Disillusioned, Johnny realizes that he has proved his stepfather wrong. The boy has amounted to nothing after all. He fights his addiction and returns home to suburbia in a redemptive message that you won't really find in Hair or Spring Awakening...

While all of that story was clear in the Broadway production (which won Tony Awards for Set and lighting designers Christine Jones and Kevin Adams), it gets lost here amidst the onslaught of flashing lights, a backdrop housing many video monitors and moving video projections (Darrel Maloney, design), sharp, robust choreography that propels the large ensemble around and on top of the set and loud music arranged and orchestrated by Tom Kitt (Next to Normal). Most of the audience comments I heard on the way out were about there not being much of a story. 

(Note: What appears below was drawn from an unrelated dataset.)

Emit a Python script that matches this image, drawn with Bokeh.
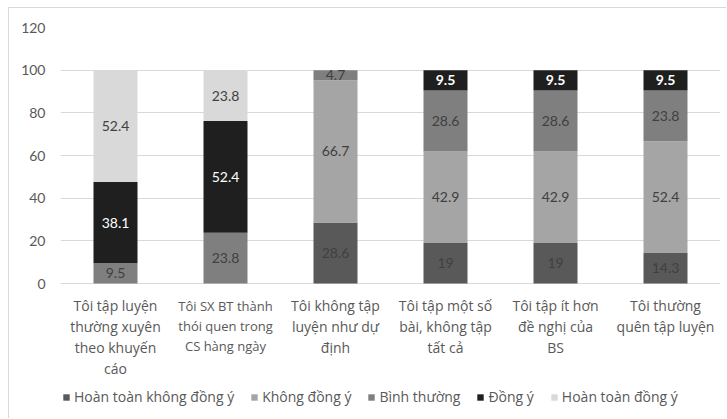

The Punk Rock and subject matter (with strong language throughout) won’t be for everyone. Some people, most with younger children, left about 20 minutes into the production with a few others heading out later – probably when they realized there wasn’t going to be an intermission (it’s a 90-minute one-act.) Also offensive is the fact that the women characters all have no apparent purpose in the story except to be sexual partners of the more fully developed male characters (two of the women don’t even get real names). The vocals are strong, however, and Green Day and “American Idiot” fans will enjoy the music.

American Idiot plays through March 3at the Bushnell, 166 Capitol Ave., Hartford. Performances are; Wednesday, Thursday at 7:30 pm; Friday at 8 pm; Saturday at 2 and 8 pm; Sunday at 1 and 6:30 pm. Tickets $20-$82 (860) 987-5900; www.bushnell.org.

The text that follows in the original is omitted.